* [Data to use]:
☆ ☆ ☆

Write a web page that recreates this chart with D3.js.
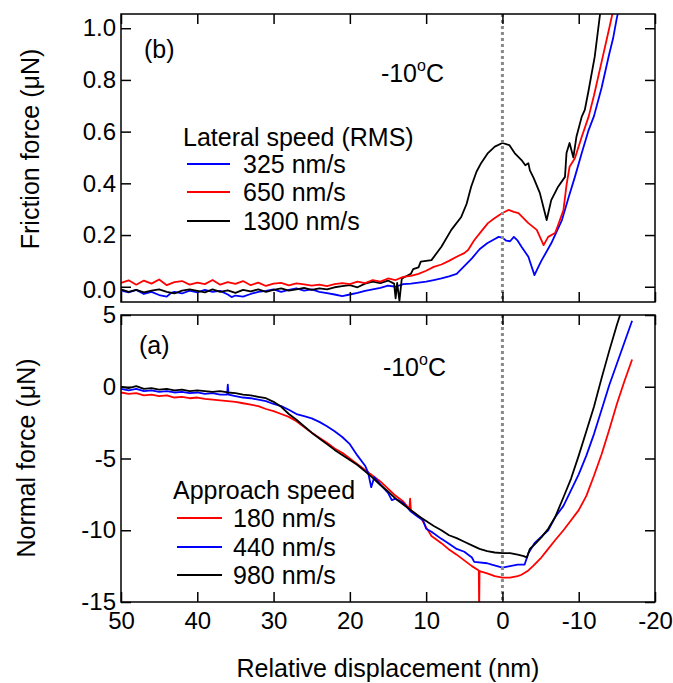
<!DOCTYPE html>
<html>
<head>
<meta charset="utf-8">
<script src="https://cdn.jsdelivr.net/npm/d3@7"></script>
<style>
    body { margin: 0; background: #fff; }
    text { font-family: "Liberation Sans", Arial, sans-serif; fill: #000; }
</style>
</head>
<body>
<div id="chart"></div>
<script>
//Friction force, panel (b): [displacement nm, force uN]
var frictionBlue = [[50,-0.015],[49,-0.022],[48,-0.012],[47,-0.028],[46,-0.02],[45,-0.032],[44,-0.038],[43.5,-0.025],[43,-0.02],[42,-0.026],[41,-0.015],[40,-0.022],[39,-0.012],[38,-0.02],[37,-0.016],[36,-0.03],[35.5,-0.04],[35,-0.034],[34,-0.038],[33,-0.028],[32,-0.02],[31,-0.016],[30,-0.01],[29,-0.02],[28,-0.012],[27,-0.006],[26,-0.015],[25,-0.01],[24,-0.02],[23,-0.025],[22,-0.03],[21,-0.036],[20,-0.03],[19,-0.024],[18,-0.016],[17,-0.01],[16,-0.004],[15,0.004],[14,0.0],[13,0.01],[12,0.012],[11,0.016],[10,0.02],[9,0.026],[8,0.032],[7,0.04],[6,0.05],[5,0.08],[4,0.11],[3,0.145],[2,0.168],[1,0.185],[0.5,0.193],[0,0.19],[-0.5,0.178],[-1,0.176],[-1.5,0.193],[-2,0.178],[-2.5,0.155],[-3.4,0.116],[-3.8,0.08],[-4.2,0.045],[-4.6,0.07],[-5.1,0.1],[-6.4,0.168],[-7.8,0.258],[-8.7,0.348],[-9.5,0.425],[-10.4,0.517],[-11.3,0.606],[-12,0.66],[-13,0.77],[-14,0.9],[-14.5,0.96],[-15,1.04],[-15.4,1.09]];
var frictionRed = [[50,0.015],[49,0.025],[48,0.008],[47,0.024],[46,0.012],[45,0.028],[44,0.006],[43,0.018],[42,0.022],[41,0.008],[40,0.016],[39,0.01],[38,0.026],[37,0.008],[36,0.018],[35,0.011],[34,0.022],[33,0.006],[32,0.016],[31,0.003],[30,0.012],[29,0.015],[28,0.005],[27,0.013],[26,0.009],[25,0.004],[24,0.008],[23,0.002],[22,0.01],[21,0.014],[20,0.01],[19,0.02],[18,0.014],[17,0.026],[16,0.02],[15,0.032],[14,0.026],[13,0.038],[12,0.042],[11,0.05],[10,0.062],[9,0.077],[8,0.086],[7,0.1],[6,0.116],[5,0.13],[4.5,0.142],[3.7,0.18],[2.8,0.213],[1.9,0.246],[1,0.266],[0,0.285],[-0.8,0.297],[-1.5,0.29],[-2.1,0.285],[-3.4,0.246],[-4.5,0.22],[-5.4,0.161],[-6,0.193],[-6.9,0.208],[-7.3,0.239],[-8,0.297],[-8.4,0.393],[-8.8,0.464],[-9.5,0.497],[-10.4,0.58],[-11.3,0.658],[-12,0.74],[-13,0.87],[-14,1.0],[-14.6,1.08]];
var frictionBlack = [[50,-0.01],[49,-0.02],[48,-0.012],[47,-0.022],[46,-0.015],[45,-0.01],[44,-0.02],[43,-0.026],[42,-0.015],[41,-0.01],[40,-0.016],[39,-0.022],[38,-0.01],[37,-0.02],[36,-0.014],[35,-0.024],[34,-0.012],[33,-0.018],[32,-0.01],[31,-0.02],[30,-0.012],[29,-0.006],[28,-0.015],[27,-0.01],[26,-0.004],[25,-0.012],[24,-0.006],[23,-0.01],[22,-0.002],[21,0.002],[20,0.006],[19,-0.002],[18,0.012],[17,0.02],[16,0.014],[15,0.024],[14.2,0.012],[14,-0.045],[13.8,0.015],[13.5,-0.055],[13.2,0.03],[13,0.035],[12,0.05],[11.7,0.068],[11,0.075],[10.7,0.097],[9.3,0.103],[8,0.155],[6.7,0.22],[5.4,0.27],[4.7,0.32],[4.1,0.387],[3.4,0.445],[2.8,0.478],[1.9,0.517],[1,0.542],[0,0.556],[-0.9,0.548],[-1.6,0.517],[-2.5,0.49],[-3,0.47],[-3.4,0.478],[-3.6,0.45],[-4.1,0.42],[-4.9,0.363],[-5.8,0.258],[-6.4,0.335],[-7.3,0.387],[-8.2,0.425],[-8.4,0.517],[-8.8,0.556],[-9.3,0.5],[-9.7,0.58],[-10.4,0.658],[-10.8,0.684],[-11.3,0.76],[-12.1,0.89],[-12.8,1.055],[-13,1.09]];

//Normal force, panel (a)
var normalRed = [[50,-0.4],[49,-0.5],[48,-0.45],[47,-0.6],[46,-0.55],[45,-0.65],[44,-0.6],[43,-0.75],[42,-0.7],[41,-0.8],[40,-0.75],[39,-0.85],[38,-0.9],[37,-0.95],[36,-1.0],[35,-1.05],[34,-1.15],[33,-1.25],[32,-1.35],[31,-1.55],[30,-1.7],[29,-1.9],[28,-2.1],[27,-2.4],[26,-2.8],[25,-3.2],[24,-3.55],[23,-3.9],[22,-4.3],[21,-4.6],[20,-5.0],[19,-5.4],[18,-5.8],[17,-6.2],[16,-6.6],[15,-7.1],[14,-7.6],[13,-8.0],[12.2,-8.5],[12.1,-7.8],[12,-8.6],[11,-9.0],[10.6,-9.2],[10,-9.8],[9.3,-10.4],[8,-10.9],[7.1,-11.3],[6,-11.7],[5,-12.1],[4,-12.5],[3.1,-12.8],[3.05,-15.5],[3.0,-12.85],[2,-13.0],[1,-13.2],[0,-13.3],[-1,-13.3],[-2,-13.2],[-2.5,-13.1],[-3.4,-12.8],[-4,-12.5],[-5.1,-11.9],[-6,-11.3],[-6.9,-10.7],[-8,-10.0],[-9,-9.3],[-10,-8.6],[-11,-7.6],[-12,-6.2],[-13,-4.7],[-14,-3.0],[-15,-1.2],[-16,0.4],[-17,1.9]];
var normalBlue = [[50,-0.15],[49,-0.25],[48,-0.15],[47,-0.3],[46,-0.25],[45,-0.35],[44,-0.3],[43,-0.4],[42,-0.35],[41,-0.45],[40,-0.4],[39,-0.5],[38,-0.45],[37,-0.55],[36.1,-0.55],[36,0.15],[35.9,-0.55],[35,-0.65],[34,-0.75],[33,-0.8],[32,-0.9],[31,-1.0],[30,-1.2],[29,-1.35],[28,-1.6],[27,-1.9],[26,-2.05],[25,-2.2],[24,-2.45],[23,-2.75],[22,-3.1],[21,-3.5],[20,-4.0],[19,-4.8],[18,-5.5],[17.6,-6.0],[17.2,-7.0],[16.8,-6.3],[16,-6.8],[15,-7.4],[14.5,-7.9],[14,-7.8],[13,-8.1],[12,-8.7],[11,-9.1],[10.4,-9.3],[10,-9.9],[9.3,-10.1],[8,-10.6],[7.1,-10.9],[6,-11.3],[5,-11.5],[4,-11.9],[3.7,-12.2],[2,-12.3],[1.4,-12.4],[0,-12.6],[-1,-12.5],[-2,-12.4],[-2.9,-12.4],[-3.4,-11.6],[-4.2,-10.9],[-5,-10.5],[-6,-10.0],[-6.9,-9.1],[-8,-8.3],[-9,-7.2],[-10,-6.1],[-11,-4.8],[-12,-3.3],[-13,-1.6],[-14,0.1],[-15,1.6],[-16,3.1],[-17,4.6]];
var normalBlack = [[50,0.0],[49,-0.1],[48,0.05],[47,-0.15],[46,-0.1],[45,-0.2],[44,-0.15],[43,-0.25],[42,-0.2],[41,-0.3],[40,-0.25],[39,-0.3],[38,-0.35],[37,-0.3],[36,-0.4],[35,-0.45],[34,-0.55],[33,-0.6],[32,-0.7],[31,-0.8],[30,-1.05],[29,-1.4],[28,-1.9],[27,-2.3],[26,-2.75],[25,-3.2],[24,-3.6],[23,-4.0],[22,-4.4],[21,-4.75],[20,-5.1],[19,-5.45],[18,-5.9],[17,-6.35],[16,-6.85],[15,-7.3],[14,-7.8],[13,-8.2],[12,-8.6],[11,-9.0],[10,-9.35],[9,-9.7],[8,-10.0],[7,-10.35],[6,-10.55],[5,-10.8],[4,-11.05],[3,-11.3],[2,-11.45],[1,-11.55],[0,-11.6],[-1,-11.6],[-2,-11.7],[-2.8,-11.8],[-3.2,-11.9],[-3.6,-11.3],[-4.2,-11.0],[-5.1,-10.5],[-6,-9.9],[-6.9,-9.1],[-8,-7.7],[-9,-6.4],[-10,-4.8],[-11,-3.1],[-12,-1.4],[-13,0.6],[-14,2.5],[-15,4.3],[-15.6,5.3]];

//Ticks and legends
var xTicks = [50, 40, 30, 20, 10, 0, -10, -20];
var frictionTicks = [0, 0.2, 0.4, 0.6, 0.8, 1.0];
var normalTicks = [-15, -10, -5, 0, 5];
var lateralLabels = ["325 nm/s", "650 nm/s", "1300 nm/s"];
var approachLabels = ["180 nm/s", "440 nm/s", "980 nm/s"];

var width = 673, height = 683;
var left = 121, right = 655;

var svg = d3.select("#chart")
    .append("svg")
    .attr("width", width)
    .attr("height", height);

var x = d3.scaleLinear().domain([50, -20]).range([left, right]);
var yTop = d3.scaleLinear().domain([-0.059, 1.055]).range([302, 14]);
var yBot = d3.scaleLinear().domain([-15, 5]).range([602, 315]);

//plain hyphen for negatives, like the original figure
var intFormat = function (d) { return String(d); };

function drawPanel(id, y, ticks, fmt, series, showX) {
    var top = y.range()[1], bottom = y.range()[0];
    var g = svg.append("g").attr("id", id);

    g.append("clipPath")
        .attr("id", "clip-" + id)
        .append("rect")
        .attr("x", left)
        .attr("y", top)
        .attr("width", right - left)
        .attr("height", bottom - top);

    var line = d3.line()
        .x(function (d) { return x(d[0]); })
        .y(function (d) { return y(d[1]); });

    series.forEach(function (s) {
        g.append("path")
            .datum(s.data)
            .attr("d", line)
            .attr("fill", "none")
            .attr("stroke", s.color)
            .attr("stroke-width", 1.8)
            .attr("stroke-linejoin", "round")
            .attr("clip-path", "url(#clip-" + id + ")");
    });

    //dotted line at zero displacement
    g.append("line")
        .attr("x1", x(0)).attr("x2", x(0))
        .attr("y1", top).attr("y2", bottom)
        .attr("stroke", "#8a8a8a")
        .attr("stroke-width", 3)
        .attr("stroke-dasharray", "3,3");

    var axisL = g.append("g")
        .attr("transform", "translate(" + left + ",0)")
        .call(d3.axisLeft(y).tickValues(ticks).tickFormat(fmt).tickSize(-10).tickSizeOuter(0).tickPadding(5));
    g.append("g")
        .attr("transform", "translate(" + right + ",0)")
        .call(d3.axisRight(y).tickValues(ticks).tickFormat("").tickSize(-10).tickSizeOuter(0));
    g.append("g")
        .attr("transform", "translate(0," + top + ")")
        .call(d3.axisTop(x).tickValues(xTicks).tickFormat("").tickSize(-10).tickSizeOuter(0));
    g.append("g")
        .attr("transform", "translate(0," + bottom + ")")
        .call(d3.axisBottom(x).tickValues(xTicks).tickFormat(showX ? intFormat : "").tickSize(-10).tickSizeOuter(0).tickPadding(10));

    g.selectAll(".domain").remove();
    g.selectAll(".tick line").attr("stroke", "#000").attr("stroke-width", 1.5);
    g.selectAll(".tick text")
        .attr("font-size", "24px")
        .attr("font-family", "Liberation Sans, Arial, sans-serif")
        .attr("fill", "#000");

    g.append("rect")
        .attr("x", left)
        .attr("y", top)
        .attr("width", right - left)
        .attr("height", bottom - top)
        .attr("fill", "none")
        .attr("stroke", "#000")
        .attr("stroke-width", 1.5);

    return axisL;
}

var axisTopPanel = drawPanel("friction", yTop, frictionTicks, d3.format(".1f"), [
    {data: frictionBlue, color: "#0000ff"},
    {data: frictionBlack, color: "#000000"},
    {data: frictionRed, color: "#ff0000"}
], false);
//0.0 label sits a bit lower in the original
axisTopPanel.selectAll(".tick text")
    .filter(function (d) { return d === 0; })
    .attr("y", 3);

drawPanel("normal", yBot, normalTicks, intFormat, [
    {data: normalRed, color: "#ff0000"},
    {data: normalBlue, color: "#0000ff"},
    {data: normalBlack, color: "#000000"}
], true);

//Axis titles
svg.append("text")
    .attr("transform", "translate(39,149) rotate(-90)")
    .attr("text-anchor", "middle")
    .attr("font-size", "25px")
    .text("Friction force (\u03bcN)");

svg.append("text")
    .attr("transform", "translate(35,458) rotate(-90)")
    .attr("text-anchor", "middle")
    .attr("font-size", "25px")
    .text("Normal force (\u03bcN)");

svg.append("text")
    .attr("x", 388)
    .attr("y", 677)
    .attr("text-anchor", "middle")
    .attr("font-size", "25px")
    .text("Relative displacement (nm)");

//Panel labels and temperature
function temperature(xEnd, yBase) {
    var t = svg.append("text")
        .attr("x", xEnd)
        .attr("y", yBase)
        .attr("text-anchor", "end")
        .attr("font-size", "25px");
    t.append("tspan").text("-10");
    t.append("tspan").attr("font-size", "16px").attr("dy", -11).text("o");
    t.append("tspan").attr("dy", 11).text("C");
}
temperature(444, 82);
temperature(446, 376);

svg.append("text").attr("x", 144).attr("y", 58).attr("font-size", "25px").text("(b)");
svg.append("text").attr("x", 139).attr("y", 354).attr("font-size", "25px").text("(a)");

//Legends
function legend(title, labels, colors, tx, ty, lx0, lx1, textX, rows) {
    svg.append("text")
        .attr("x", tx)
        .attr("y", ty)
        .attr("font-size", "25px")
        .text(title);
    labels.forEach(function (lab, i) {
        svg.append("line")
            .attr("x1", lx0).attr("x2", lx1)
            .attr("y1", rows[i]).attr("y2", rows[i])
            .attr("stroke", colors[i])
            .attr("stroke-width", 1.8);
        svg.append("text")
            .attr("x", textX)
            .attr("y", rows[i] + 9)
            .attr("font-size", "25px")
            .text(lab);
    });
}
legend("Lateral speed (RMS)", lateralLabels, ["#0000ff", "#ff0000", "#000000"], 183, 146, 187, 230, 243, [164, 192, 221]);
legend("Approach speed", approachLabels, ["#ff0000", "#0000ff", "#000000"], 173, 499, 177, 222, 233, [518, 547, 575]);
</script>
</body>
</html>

☆ ☆ ☆

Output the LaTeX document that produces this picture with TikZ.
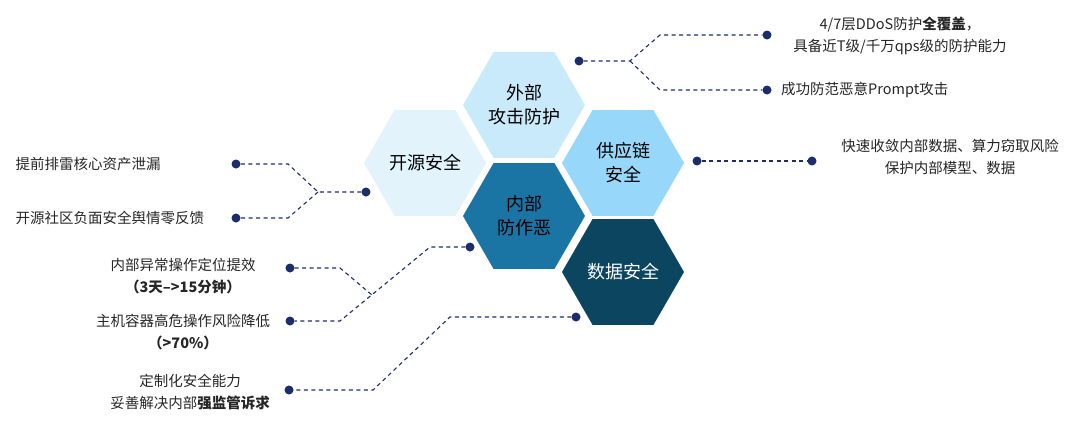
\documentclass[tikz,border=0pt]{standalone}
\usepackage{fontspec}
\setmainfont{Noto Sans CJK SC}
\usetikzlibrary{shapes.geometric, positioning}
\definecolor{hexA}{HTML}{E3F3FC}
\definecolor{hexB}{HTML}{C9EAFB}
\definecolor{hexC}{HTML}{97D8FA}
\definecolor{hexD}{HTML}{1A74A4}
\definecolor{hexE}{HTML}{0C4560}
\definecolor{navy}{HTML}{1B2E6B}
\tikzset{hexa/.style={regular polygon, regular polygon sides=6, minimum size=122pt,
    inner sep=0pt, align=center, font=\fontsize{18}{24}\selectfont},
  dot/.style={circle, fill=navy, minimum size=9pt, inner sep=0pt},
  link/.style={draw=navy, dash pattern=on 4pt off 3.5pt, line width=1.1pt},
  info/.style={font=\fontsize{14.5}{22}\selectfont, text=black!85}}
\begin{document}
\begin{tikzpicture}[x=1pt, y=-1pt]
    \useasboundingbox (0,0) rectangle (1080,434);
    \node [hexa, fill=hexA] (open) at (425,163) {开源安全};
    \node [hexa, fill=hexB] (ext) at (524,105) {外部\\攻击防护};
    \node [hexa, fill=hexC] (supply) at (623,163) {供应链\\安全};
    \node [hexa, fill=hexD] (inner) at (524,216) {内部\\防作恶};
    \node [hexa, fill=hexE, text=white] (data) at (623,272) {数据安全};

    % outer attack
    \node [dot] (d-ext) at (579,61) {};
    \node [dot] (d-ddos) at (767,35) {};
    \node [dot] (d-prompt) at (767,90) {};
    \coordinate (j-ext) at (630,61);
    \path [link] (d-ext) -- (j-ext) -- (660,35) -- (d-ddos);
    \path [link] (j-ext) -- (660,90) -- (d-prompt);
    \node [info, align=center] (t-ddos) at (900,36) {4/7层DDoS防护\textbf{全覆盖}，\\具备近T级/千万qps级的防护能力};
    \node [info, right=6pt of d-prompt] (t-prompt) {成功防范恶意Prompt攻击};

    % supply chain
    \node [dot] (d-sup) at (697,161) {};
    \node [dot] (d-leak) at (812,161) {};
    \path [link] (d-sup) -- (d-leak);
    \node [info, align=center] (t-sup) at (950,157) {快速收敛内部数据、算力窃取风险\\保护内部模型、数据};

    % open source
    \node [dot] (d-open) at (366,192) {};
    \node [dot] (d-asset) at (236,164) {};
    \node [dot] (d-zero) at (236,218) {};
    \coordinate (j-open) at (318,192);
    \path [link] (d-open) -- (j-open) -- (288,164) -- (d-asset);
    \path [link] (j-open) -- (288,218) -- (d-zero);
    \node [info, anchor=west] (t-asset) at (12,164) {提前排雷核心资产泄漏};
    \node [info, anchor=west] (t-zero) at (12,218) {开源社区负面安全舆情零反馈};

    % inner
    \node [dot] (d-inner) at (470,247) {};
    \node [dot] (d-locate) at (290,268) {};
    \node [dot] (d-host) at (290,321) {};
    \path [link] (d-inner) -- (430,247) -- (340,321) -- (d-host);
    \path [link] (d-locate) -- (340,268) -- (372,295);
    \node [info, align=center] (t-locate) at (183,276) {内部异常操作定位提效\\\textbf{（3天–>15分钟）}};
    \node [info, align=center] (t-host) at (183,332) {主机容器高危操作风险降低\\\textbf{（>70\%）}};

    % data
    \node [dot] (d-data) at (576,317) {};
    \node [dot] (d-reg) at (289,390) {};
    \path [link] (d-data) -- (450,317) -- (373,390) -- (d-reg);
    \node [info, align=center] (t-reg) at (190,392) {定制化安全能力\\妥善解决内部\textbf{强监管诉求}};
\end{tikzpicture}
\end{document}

☆ ☆ ☆

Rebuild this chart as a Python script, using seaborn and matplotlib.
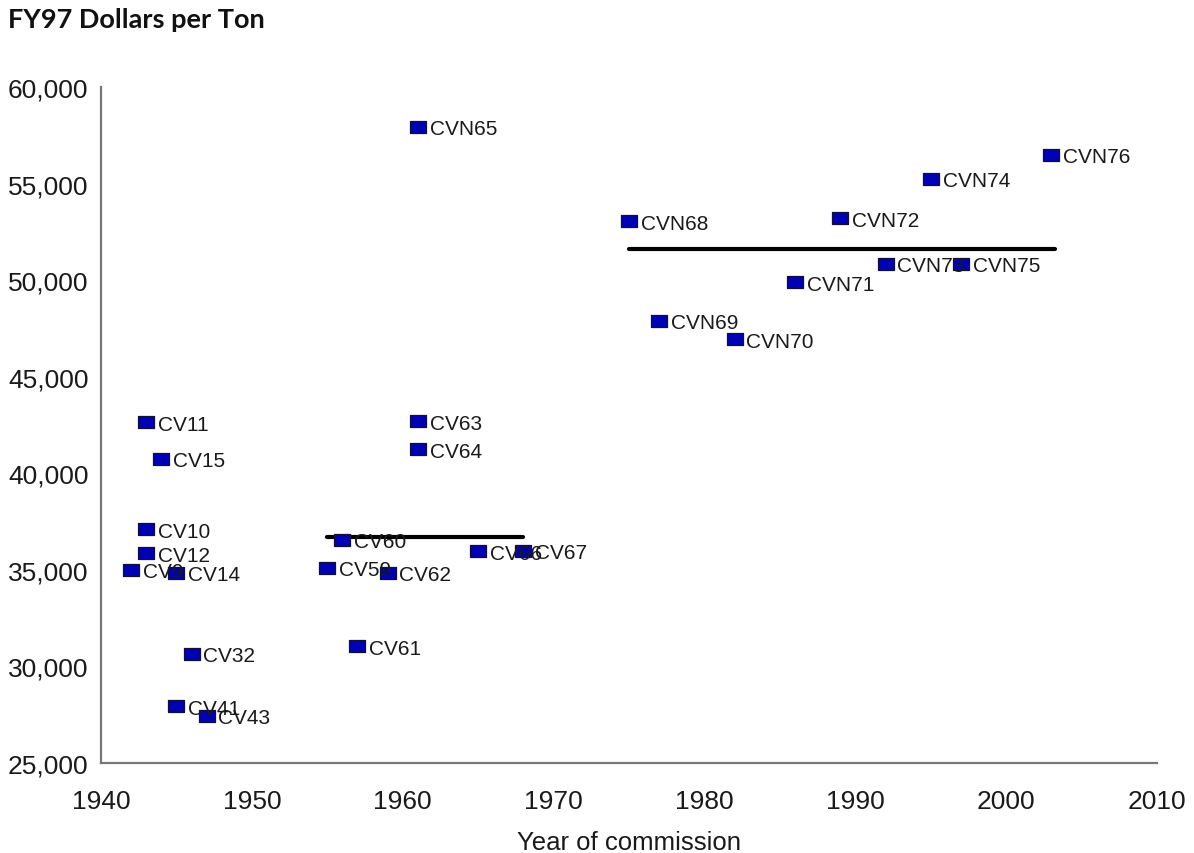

☆ ☆ ☆

* [Exercise aim]: Identify and copy the lines holding the word "that".

* [Response]:
Write a web page that recreates this chart with D3.js.
Output the LaTeX document that produces this picture with TikZ.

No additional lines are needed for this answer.